Data readiness for AI is the state in which an organisation's data, pipelines, governance and people can reliably support building, deploying and trusting machine learning and foundation-model systems in production. It covers whether the right data exists, is accessible, is accurate and documented, and is permitted for its intended use. Readiness is a spectrum rather than a binary switch, and it is usually the deciding factor between a stalled proof-of-concept and a system that survives real users.

Benchmark each key data domain against concrete criteria: Is it discoverable via a catalogue? Does it have an accountable owner? Are there automated quality checks and lineage? Can you reproduce it as it existed on a past date? A reliable shortcut is to measure how long it takes a new engineer to go from a question to a trustworthy answer; slow answers signal low maturity.

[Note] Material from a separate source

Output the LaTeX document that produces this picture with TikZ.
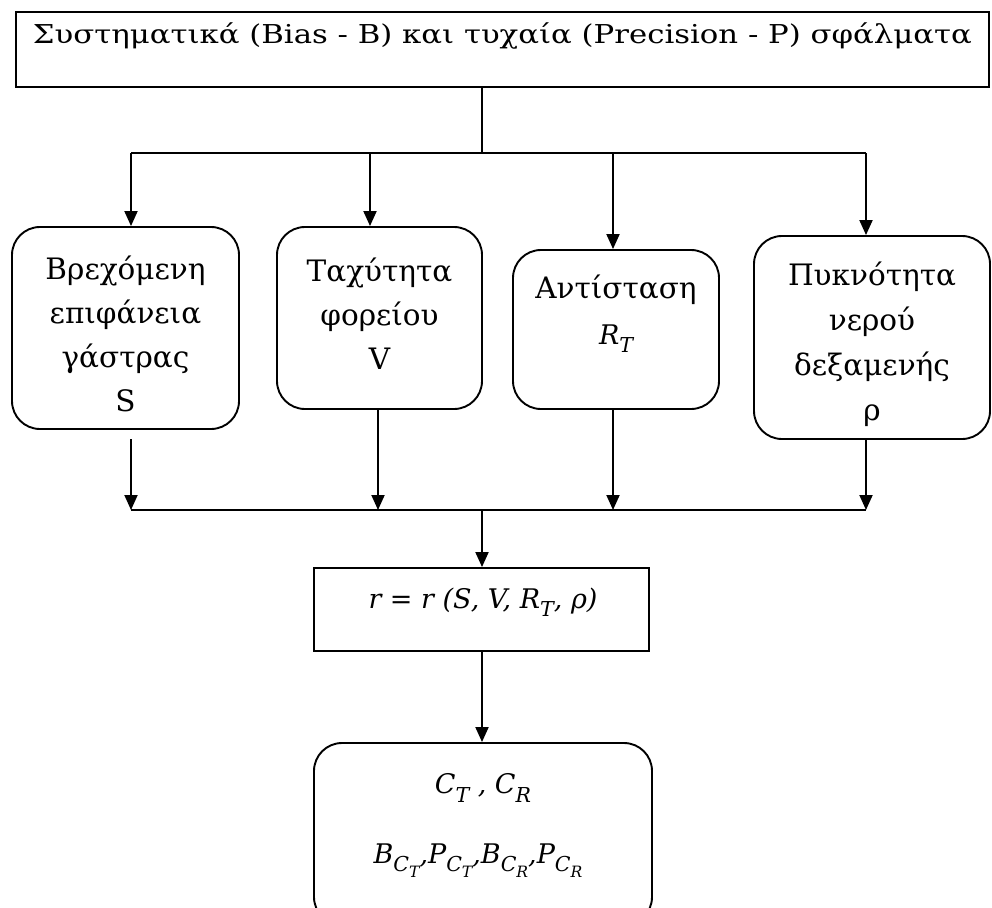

Data readiness is the overall fitness of your data to support AI, spanning quality, access, documentation and understanding. Data governance for AI is a specific component of readiness that defines who owns data, who may use it and for what, how sensitive fields are protected, and how outputs can be traced back to inputs. Good governance is a prerequisite for sustainable readiness, but readiness also includes technical pipelines, clean data and human context that governance alone does not cover.

Clean data for machine learning is about fitness for purpose rather than perfection. Focus on accuracy, completeness, consistency, timeliness and validity for the specific fields your use case depends on, and enforce them with automated validation in the pipeline. Avoid over-cleaning, because aggressively dropping or imputing records can erase informative signal and introduce bias, so understand why data is dirty before deciding how to treat it.

Start with a single high-value, high-readiness use case and take it end to end, from source system to a monitored production output. This vertical slice exposes hidden gaps far faster than an assessment spreadsheet. In parallel, put minimum viable governance in place for the domains you touch, then let each subsequent project extend that foundation so maturity compounds over time.